Bruno Latour tells a story about toad ethologists who “transformed the mores of these creatures into indisputable essences, and this in turn obliged highway builders to hollow out costly ‘toadways’ in their embankments, so that the toads could get back to their birthplace to lay their eggs.” But the toads rejected the “costly and dangerous tunnels” in favor of the new ponds on the road embankments. “After the experiment, the location of the egg-laying site was thus transformed from essence to habit: what was not negotiable became negotiable.”*****
These little toad worlds are different than approaching “the environment” as a pre-human thing out there that becomes perceptible through its decimation or conversion into resources (whether sustainable or not). The capacities of ecological beings to act on and in the world have become less about timeless essences and more of a set of problems in engineering and behavior modification within a common world -- problems to which nonhumans sometimes find their own surprising solutions in excess of objectifying knowledge that claims to know how things should be. The learned and shared behaviors of toads and humans change. Landscape patches emerge through these collective behaviors, through extended or collaborative bodies like the toads-in-human-carried-buckets living machines.
Intimacies and couplings are taking shape here. People are helping toads mate, and toad sounds wrap couples in romantic soundscapes. Children learn to talk, listen, and love nature by relating to toad vocalizations. Teens experiment with toad secretions. Scientific and conservationist communities gather. Friendships and careers are made. “We”s and worlds firm up.
* Anna Lowenhaupt Tsing, Friction: An Ethnography of Global Connection, Princeton: Princeton University Press, 2005, p. 154.
** “Qualia” are sensations or feelings (not meanings) in response to aesthetic forms like sounds, colors, or gestures.

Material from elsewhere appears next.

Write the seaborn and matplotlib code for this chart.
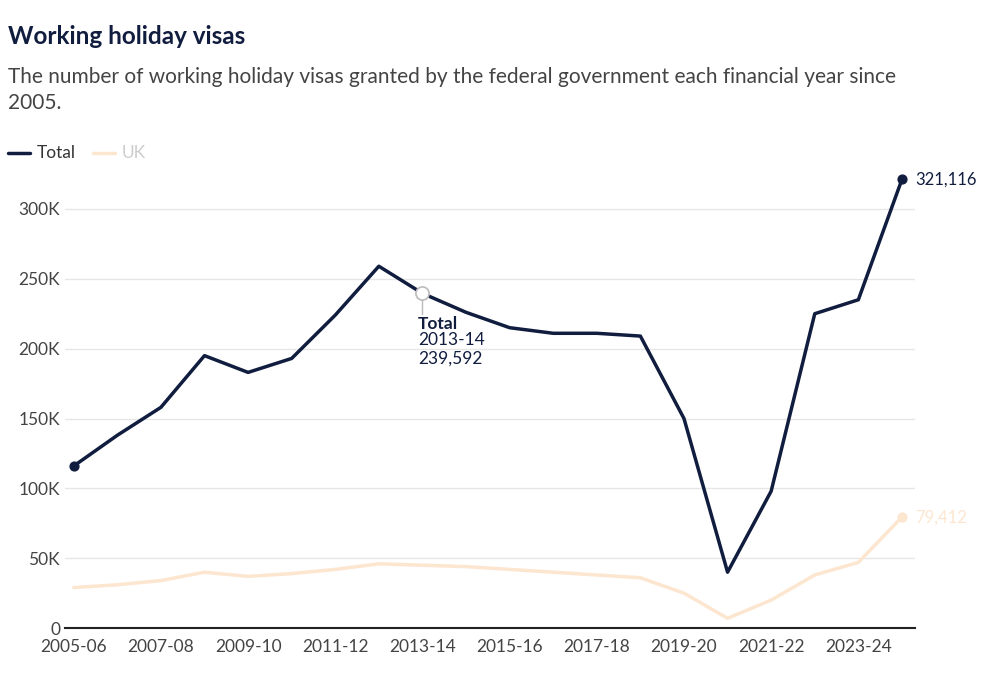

Conservation and habitat restoration efforts can be driven by desires to preserve nature or the environment as an asset for quality of life in urban areas, and/or by an ethical orientation that protects species for their own sake, in political support of their autonomous existence. The latter orientation has to deal with questions of who belongs and how to control unwanted/invasive populations. Despite being the major ecological source of habitat destruction, humans are, of course, excluded from consideration in invasive species eradication programs.
***** Bruno Latour, Politics of Nature: How to Bring the Sciences into Democracy, Cambridge and London: Harvard University Press (2004), 87.